Porównując obie te sprawy nie da się mimo wszystko uniknąć pewnej refleksji. Zarówno wtedy Ziobro jak i teraz Duda ogłosili dobranie się do przyzwyczajonych do wygodnego życia, dobra wszelkiego i totalnej bezkarności urzędników wymiaru sprawiedliwości – a to mogło wtedy i może teraz oznaczać dla nich nieoczekiwane i niemiłe trzęsienie ziemi. Wtedy Ziobrze się nie udało a sędziowie w odwecie spuścili mu niezłe manto, gdyż nakazane przeprosiny kosztowały go ponad 300 tysięcy złotych – cały nieomal majątek – i puściły z torbami.
Sędziowie wiedzą , że Dudy z torbami puścić się nie da lecz przytrzeć nosa nie zaszkodzi.
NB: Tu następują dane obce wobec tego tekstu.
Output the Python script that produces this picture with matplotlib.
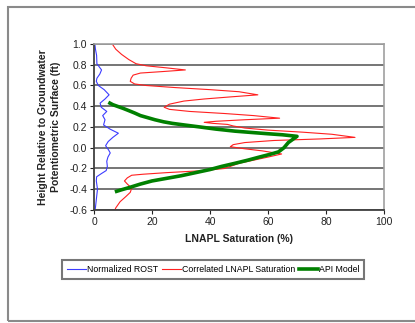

Nie tylko za obietnicę zrobienia porządku w palestrze ale i za majstrowanie przy Trybunale Konstytucyjnym - solidarność środowiska jest tu powszechnie znana.
Gdzie tu refleksja?...cóż!... gotowej nie będzie - każdy ma szansę zadumać się indywidualnie choć wypadałoby poświęcić odrobinę uwagi odpowiedzi na pytanie, czy owe przepychanki na paragrafy - i to tak z jednej jak i z drugiej strony - to rezultat faktycznej dbałości o porządek prawny państwa czy zwykłe zemsty, "zemściki", próbowanie "kto silniejszy na rękę" i za wszelką cenę trzymanie się stołu.
Jeszcze nie wiadomo, jak cała sprawa się skończy ale schody już się zaczęły, Lesiak wychyla już głowę z szafy i może być ciekawie.